Unique efforts like these are a perfect start. Creating spaces where youth feel heard, seen and valued is critical. Shoot-to-kill orders won’t work. And as MPs seek ideas, including a Bill by Woman Rep Esther Passaris, to rein in protests, it will still be a slippery path. It isn’t about the law. Measures must include an end to political impunity and more engaged parenting.

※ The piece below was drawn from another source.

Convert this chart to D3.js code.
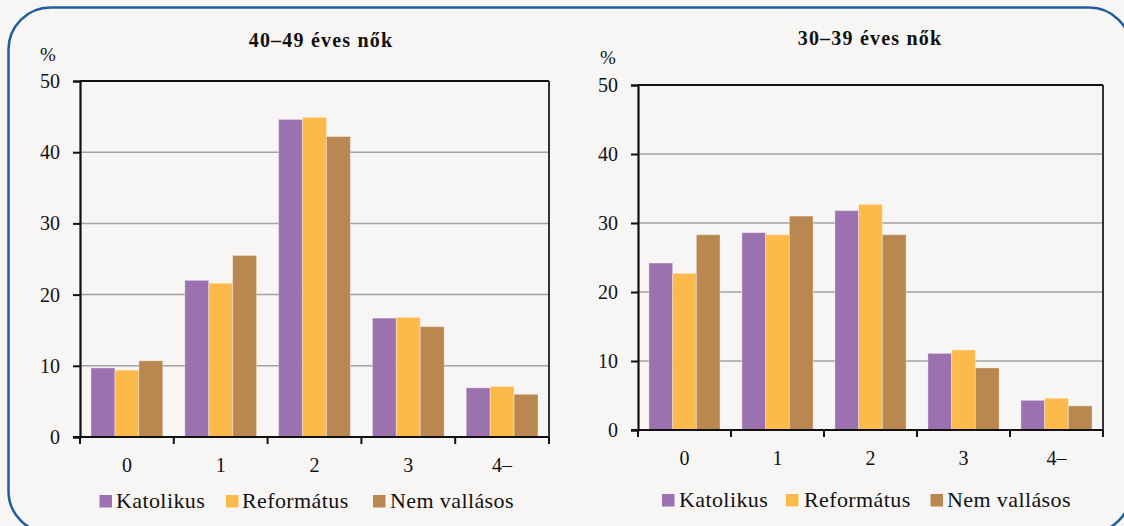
<!DOCTYPE html>
<html>
<head>
<meta charset="utf-8">
<script src="https://cdn.jsdelivr.net/npm/d3@7/dist/d3.min.js"></script>
<style>
  html, body { margin: 0; padding: 0; background: #f7f6f4; }
  svg { display: block; }
</style>
</head>
<body>
<svg id="chart" width="1124" height="526"></svg>
<script>
// ---- data ----
const categories = ["0", "1", "2", "3", "4–"];
const seriesNames = ["Katolikus", "Református", "Nem vallásos"];
const yTicks = [0, 10, 20, 30, 40, 50];

const katolikus4049   = [9.7, 22.0, 44.6, 16.7, 6.9];
const reformatus4049  = [9.4, 21.6, 44.9, 16.8, 7.1];
const nemVallasos4049 = [10.7, 25.5, 42.2, 15.5, 6.0];

const katolikus3039   = [24.2, 28.6, 31.8, 11.1, 4.3];
const reformatus3039  = [22.7, 28.3, 32.7, 11.6, 4.6];
const nemVallasos3039 = [28.3, 31.0, 28.3, 9.0, 3.5];

const titles = ["40–49 éves nők", "30–39 éves nők"];

// ---- styling / layout ----
const FONT = "'Liberation Serif', 'Times New Roman', serif";
const colors = ["#9b71b0", "#fdb94a", "#b9874f"];
const svg = d3.select("#chart");

// outer rounded frame
svg.append("rect")
  .attr("x", 8.5).attr("y", 7.5)
  .attr("width", 1122.5).attr("height", 525.5)
  .attr("rx", 42).attr("ry", 42)
  .attr("fill", "#f7f6f4")
  .attr("stroke", "#1f5e9e").attr("stroke-width", 2.5);

const panels = [
  { data: [katolikus4049, reformatus4049, nemVallasos4049], title: titles[0],
    x0: 80, x1: 549, yTop: 81, yBot: 437, titleX: 321, titleY: 47,
    pctX: 48, pctY: 61, legendY: 508, legendX: [99.5, 226, 373], textX: [116, 242, 390] },
  { data: [katolikus3039, reformatus3039, nemVallasos3039], title: titles[1],
    x0: 638, x1: 1103, yTop: 85, yBot: 430, titleX: 870, titleY: 45,
    pctX: 608, pctY: 64, legendY: 507, legendX: [662, 786, 930.5], textX: [679, 804, 947] }
];

panels.forEach(p => {
  const g = svg.append("g");
  const y = d3.scaleLinear().domain([0, 50]).range([p.yBot, p.yTop]);
  const x = d3.scaleBand().domain(categories).range([p.x0, p.x1])
    .paddingInner(0.235).paddingOuter(0.1175);
  const xs = d3.scaleBand().domain(seriesNames).range([0, x.bandwidth()]);
  const step = (p.x1 - p.x0) / categories.length;

  // gridlines
  g.selectAll("line.grid").data(yTicks.filter(t => t > 0 && t < 50)).join("line")
    .attr("x1", p.x0).attr("x2", p.x1)
    .attr("y1", d => y(d)).attr("y2", d => y(d))
    .attr("stroke", "#a3a3a3").attr("stroke-width", 1.5);

  // bars
  seriesNames.forEach((s, si) => {
    g.selectAll("rect.s" + si).data(p.data[si]).join("rect")
      .attr("x", (d, i) => x(categories[i]) + xs(s))
      .attr("y", d => y(d))
      .attr("width", xs.bandwidth())
      .attr("height", d => y(0) - y(d))
      .attr("fill", colors[si])
      .attr("stroke", "#ffffff").attr("stroke-opacity", 0.35).attr("stroke-width", 1);
  });

  // plot frame: top & right
  g.append("line").attr("x1", p.x0).attr("x2", p.x1).attr("y1", p.yTop).attr("y2", p.yTop)
    .attr("stroke", "#111").attr("stroke-width", 2);
  g.append("line").attr("x1", p.x1).attr("x2", p.x1).attr("y1", p.yTop).attr("y2", p.yBot)
    .attr("stroke", "#333").attr("stroke-width", 2);

  // y axis
  const yAxis = d3.axisLeft(y).tickValues(yTicks).tickSize(7).tickPadding(13);
  const ya = g.append("g").attr("transform", `translate(${p.x0},0)`).call(yAxis);
  ya.select(".domain").attr("stroke", "#111").attr("stroke-width", 2.2);
  ya.selectAll(".tick line").attr("stroke", "#111").attr("stroke-width", 2);
  ya.selectAll(".tick text").style("font-size", "20px")
    .style("font-family", FONT).attr("fill", "#111");

  // x axis line with ticks at category boundaries
  g.append("line").attr("x1", p.x0 - 7).attr("x2", p.x1).attr("y1", p.yBot).attr("y2", p.yBot)
    .attr("stroke", "#111").attr("stroke-width", 2.2);
  g.selectAll("line.xt").data(d3.range(categories.length + 1)).join("line")
    .attr("x1", i => p.x0 + i * step).attr("x2", i => p.x0 + i * step)
    .attr("y1", p.yBot).attr("y2", p.yBot + 7)
    .attr("stroke", "#111").attr("stroke-width", 2);
  g.selectAll("text.xl").data(categories).join("text")
    .attr("x", d => x(d) + x.bandwidth() / 2)
    .attr("y", p.yBot + 35)
    .attr("text-anchor", "middle")
    .style("font-family", FONT).style("font-size", "20px").attr("fill", "#111")
    .text(d => d);

  // title
  g.append("text").attr("x", p.titleX).attr("y", p.titleY)
    .attr("text-anchor", "middle")
    .style("font-family", FONT).style("font-size", "20px").style("font-weight", "bold")
    .style("letter-spacing", "1.2px").attr("fill", "#111")
    .text(p.title);

  // %
  g.append("text").attr("x", p.pctX).attr("y", p.pctY)
    .attr("text-anchor", "middle")
    .style("font-family", FONT).style("font-size", "19px").attr("fill", "#111")
    .text("%");

  // legend
  seriesNames.forEach((s, si) => {
    g.append("rect").attr("x", p.legendX[si]).attr("y", p.legendY - 13)
      .attr("width", 12.5).attr("height", 12.5).attr("fill", colors[si]);
    g.append("text").attr("x", p.textX[si]).attr("y", p.legendY)
      .style("font-family", FONT).style("font-size", "22px").style("letter-spacing", "0.4px")
      .attr("fill", "#111")
      .text(s);
  });
});
</script>
</body>
</html>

That’s why we need a national conversation which will invite parents to open up about their struggles, learn from each other and rethink how they’re raising children. They must huddle behind the tent for older parents to mentor younger ones, and the religious community to instil wisdom. Indeed, today’s parents are raising children in a world shaped by technological change, shifting social norms and overwhelming academic and social pressures. On one hand, parents want to offer love, freedom and independence while encouraging creativity, emotional intelligence and critical thinking. On the other hand, they feel pressured to enforce strict discipline that ensures children remain competitive in the ‘global’ village.
This balancing act often results in internal conflict and guilt, as parents walk on eggshells. It’s called lazy or ‘eggshell’ parenting. We can no longer afford to leave these questions unanswered and wait for the next Gen-Z protests to end in mayhem and national shame.
It’s time for a structured national parenting dialogue, even from county to county. The National Parents Association, created by the Basic Education Act 2013, should rise. It’s not to discuss how things went wrong, but to rebuild from a position of understanding. A stitch in time saves nine.